» **GOAL**:
Go through the listing and pick out each line with the word "Output" in it.

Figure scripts
- - -
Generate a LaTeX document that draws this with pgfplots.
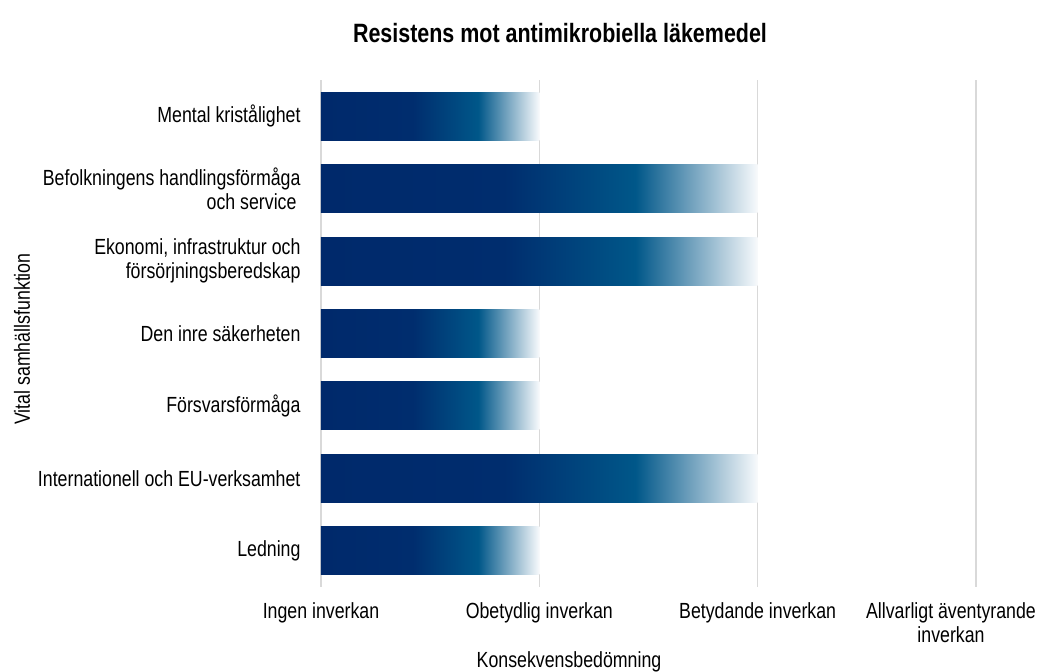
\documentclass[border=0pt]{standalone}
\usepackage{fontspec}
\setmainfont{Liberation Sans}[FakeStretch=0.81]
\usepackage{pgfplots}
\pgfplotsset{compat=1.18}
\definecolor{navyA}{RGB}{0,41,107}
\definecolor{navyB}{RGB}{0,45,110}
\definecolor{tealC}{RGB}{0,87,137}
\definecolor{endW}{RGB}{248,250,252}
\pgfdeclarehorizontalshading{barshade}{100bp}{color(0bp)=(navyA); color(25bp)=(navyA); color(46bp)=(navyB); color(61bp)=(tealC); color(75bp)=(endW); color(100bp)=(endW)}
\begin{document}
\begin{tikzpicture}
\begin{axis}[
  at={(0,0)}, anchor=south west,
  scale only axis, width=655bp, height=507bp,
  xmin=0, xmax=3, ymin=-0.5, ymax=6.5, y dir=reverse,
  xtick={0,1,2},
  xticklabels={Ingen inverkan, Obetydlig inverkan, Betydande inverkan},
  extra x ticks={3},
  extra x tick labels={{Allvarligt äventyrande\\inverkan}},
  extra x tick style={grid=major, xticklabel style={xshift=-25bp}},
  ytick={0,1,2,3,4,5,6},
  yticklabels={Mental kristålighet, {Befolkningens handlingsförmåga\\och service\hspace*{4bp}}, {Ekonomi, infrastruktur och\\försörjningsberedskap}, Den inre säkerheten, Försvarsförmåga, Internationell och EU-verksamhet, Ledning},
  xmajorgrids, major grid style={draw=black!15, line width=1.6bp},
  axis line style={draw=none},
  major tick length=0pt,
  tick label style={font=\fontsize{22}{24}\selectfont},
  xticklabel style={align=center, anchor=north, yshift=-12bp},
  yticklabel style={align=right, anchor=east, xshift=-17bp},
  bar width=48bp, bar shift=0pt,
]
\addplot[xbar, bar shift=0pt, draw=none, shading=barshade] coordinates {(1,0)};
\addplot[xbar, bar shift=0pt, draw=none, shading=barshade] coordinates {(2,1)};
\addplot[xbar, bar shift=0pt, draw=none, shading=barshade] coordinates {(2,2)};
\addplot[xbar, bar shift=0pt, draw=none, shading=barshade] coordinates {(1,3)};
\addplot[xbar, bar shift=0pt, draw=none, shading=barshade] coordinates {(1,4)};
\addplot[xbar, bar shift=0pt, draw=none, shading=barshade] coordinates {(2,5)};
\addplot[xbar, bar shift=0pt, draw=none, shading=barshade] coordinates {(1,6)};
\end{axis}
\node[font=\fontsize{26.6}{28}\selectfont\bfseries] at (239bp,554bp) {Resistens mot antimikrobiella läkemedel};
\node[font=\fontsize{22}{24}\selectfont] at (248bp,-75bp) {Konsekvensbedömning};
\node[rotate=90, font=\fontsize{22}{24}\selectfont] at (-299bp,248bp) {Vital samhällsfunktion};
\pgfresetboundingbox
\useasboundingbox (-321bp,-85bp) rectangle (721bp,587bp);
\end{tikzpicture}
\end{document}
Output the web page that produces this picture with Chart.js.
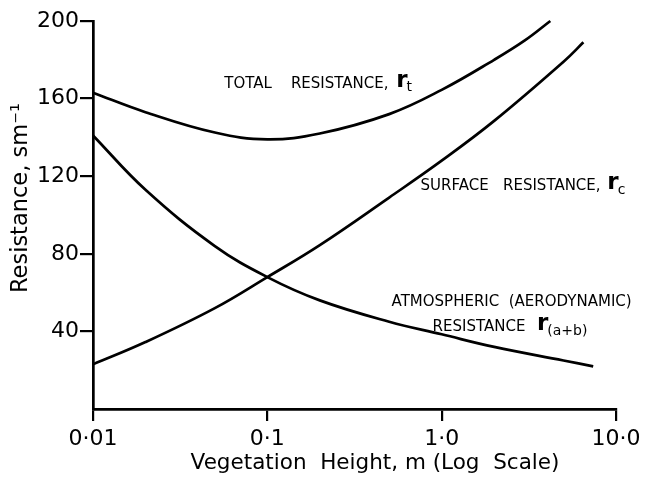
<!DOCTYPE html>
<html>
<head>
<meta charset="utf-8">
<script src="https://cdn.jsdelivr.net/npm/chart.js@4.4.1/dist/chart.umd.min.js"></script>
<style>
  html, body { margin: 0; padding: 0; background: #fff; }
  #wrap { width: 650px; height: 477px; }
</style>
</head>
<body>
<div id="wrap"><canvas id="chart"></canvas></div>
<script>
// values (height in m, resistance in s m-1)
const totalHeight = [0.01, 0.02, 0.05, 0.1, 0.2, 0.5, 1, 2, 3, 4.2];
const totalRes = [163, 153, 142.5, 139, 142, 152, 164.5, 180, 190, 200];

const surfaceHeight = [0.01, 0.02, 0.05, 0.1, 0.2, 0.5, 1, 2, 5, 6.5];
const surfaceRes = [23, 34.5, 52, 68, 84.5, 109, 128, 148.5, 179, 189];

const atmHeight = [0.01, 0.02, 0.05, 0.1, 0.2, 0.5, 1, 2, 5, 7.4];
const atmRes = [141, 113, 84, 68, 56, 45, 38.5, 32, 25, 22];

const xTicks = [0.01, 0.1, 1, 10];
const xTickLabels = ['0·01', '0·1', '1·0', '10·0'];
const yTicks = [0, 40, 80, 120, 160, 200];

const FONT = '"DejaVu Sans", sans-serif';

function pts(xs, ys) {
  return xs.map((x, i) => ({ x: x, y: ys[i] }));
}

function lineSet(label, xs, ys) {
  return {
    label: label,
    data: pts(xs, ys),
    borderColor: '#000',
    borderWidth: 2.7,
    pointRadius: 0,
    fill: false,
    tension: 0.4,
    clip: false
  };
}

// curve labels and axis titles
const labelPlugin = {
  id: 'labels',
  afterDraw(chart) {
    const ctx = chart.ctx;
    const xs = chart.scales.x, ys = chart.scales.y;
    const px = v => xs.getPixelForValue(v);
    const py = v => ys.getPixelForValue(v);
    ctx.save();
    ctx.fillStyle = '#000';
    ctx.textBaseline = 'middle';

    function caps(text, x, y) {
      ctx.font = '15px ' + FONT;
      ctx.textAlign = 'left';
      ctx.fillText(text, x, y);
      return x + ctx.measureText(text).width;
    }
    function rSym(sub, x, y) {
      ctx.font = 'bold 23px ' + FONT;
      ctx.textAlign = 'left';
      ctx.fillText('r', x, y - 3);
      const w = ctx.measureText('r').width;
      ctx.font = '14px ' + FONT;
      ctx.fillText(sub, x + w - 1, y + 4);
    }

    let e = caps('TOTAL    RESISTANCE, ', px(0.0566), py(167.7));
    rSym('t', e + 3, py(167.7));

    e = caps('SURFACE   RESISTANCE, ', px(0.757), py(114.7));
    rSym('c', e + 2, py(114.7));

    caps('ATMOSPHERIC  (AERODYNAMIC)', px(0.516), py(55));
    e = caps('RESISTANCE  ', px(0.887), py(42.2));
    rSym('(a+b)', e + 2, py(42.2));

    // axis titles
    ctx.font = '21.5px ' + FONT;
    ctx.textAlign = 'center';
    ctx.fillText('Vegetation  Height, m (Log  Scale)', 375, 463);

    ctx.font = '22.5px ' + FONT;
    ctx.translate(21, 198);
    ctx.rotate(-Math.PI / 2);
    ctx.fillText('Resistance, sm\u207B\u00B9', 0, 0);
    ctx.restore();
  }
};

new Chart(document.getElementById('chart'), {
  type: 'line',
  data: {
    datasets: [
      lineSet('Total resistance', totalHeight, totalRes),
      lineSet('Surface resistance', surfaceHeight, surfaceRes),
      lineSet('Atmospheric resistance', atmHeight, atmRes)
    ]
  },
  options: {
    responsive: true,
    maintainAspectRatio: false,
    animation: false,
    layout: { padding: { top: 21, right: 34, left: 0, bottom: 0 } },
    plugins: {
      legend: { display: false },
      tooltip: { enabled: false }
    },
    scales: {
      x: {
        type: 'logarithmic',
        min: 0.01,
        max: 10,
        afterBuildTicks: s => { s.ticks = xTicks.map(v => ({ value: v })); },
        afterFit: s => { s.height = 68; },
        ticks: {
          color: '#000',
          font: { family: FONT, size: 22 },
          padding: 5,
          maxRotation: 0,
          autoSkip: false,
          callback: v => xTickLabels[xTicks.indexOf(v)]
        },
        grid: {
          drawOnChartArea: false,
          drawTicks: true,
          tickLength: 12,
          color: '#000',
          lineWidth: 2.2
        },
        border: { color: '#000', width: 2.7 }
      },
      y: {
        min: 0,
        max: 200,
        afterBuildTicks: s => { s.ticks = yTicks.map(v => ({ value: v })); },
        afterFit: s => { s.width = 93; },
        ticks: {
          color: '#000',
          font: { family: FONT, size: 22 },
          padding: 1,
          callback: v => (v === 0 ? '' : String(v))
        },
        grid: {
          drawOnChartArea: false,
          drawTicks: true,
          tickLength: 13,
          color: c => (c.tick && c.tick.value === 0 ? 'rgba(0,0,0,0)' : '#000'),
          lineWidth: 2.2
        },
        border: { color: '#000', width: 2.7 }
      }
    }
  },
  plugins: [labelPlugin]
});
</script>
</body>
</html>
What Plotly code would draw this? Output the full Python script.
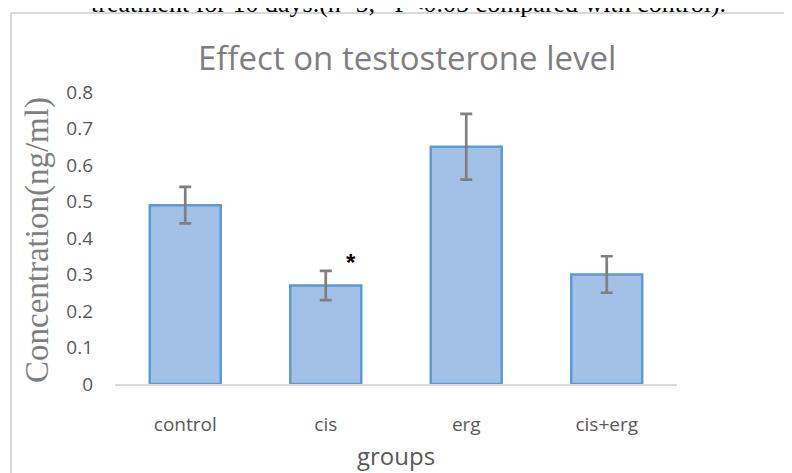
- - -
» **EXERCISE SOLUTION**:
Output the web page that produces this picture with Chart.js.
What Plotly code would draw this? Output the full Python script.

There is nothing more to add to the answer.